Hybrid electrospun fibers with metal-based catalysts for zinc-air battery: Recent development and future perspectives

Zinc-air batteries (ZABs) are emerging as a promising alternative to conventional lithium-ion batteries (LIBs), offering benefits such as higher energy density, enhanced safety, and the use of cost-effective, environmentally friendly materials. However, the slow kinetics of the oxygen reduction reaction (ORR) and oxygen evolution reaction (OER) at the air cathode significantly hinder their efficiency and long-term performance. To overcome these challenges, metal-based hybrid electrospun fibers have been developed as advanced electrocatalysts for ZABs. By combining transition metals with carbon-based materials and dopants, hybrid fibers exhibit superior bifunctional catalytic activity, stability, and scalability. These attributes enhance electron and ion transport, increase active site accessibility, and ensure durable performance under demanding operational conditions.
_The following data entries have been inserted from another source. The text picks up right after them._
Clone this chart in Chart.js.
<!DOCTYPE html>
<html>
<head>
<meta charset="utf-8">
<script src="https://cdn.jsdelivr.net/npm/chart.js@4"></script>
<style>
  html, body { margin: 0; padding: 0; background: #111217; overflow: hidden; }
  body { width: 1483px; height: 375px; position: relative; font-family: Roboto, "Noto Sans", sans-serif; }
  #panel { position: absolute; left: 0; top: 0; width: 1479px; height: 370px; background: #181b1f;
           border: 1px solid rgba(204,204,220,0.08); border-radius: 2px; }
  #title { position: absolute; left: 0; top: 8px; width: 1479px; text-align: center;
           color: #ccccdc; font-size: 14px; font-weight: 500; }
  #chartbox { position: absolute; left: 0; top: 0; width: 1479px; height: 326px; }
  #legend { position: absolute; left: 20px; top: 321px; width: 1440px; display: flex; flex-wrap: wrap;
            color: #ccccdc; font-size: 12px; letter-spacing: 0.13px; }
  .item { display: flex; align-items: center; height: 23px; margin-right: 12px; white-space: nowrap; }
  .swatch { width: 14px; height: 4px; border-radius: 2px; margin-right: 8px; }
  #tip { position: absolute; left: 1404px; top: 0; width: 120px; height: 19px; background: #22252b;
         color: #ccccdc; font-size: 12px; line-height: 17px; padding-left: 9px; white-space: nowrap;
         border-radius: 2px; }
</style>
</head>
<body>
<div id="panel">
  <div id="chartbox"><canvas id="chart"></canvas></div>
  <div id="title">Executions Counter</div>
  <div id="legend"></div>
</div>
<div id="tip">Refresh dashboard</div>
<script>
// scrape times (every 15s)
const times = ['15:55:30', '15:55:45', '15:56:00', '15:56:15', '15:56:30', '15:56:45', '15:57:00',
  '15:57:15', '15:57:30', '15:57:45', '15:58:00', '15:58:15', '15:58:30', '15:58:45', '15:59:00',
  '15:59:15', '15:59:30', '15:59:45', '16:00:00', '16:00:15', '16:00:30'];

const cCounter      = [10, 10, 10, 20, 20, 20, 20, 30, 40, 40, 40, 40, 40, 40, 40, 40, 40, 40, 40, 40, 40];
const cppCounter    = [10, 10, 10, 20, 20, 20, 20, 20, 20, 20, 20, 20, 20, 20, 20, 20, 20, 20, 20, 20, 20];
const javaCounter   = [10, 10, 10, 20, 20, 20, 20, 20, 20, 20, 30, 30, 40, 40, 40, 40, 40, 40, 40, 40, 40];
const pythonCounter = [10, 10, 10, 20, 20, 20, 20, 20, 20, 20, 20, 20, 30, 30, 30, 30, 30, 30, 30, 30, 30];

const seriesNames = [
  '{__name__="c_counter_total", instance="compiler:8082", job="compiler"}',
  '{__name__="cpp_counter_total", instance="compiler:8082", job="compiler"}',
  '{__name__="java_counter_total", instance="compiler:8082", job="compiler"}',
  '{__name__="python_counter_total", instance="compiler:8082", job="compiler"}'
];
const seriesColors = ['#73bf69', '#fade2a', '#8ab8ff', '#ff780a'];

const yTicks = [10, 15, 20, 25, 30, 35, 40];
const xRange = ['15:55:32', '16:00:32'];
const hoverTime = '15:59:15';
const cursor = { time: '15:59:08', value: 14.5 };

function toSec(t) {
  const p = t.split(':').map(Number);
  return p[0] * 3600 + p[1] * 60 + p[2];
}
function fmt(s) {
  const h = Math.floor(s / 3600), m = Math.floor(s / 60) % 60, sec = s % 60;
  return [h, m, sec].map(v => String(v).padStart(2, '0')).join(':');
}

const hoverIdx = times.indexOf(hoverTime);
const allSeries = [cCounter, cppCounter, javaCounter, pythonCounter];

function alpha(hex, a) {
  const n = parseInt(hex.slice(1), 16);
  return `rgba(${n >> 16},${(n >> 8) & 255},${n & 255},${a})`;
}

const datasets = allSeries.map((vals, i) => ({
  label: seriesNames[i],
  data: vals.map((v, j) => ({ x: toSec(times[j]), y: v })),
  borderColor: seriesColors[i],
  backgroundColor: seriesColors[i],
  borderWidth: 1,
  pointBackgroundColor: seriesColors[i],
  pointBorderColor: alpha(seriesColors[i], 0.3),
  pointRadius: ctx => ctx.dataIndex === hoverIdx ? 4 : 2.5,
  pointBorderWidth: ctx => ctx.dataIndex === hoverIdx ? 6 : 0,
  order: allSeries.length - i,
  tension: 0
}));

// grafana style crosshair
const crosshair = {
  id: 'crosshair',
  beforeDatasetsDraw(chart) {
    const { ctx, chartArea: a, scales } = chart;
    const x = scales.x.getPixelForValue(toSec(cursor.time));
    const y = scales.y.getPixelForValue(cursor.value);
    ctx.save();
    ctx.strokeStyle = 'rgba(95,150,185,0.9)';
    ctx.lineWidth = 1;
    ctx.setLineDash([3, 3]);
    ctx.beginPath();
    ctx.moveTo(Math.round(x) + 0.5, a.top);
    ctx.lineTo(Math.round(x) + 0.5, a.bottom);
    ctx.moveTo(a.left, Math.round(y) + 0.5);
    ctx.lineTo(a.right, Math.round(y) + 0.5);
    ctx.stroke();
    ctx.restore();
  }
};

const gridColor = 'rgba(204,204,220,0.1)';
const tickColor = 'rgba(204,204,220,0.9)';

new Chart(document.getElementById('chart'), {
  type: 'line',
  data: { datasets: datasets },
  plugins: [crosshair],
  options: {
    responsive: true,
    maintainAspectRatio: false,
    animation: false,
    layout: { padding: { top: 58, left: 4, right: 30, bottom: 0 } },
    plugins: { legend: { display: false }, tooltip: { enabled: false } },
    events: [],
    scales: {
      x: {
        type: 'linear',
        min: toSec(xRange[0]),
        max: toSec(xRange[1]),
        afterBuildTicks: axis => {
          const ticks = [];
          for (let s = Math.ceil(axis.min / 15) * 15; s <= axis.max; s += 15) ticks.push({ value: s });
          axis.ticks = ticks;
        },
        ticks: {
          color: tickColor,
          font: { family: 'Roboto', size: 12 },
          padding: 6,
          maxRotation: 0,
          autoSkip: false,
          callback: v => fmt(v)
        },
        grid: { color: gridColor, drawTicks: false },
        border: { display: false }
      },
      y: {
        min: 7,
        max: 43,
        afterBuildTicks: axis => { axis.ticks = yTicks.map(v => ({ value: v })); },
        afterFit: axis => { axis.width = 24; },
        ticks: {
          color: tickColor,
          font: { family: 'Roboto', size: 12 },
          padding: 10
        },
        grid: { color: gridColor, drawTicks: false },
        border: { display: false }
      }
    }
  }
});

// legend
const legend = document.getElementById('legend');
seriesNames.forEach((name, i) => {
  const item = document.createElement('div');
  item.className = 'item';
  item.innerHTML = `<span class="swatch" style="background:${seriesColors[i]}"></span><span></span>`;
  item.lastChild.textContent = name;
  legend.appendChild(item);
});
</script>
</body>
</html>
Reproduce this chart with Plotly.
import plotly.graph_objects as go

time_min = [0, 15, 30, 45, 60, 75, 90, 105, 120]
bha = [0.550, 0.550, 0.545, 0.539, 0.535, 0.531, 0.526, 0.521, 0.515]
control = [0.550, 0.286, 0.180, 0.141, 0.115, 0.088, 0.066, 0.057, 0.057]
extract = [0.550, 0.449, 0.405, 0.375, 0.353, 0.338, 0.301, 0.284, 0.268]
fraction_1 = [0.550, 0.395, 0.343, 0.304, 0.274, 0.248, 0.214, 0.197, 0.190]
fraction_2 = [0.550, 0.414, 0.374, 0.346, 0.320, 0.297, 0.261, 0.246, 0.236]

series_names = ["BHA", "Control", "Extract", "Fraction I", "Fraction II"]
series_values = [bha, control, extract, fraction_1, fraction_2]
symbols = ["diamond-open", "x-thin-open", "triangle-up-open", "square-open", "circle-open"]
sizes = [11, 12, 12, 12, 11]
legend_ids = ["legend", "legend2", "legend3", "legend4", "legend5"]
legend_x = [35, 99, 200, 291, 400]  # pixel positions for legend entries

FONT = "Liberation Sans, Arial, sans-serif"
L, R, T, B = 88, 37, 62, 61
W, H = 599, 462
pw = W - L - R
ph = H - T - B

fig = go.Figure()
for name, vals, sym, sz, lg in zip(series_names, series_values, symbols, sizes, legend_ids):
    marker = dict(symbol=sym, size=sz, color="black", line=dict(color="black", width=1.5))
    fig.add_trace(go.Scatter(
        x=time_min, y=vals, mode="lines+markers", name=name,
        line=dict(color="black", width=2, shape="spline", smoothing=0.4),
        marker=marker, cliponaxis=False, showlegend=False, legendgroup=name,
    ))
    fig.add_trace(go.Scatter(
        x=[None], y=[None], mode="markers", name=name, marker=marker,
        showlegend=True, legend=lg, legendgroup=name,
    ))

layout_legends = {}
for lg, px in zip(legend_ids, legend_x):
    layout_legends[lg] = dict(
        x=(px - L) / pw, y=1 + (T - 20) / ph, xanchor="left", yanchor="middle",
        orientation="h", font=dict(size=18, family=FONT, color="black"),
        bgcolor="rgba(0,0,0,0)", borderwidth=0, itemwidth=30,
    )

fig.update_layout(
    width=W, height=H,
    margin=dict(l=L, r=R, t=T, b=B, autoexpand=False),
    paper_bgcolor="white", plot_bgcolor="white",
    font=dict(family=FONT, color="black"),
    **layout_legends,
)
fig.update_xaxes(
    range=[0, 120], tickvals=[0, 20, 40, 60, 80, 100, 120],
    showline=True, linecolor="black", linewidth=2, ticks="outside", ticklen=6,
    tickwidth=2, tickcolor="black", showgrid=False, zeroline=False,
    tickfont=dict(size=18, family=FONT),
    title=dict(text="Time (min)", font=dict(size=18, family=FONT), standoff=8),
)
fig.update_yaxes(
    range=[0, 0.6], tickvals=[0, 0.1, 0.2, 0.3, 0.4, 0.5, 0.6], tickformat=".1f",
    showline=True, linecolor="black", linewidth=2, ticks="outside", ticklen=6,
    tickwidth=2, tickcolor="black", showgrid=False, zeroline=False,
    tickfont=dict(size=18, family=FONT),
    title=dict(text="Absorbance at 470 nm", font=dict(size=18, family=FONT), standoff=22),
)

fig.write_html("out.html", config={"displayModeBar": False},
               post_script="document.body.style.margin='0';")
This review discusses the design, synthesis, and application of metal-based hybrid electrospun fibers for ZABs, highlighting their potential to accelerate ORR and OER kinetics while maintaining structural integrity. The challenges associated with reaction mechanisms, material stability, and scalable manufacturing are critically examined, with recommendations for future research directions. Advanced characterization techniques, defect engineering, and machine learning-driven material design are identified as key strategies for optimizing these systems. In the end, the future development direction of these fibers is summarized and can revolutionize ZABs, contributing to a future powered by cleaner, more sustainable energy.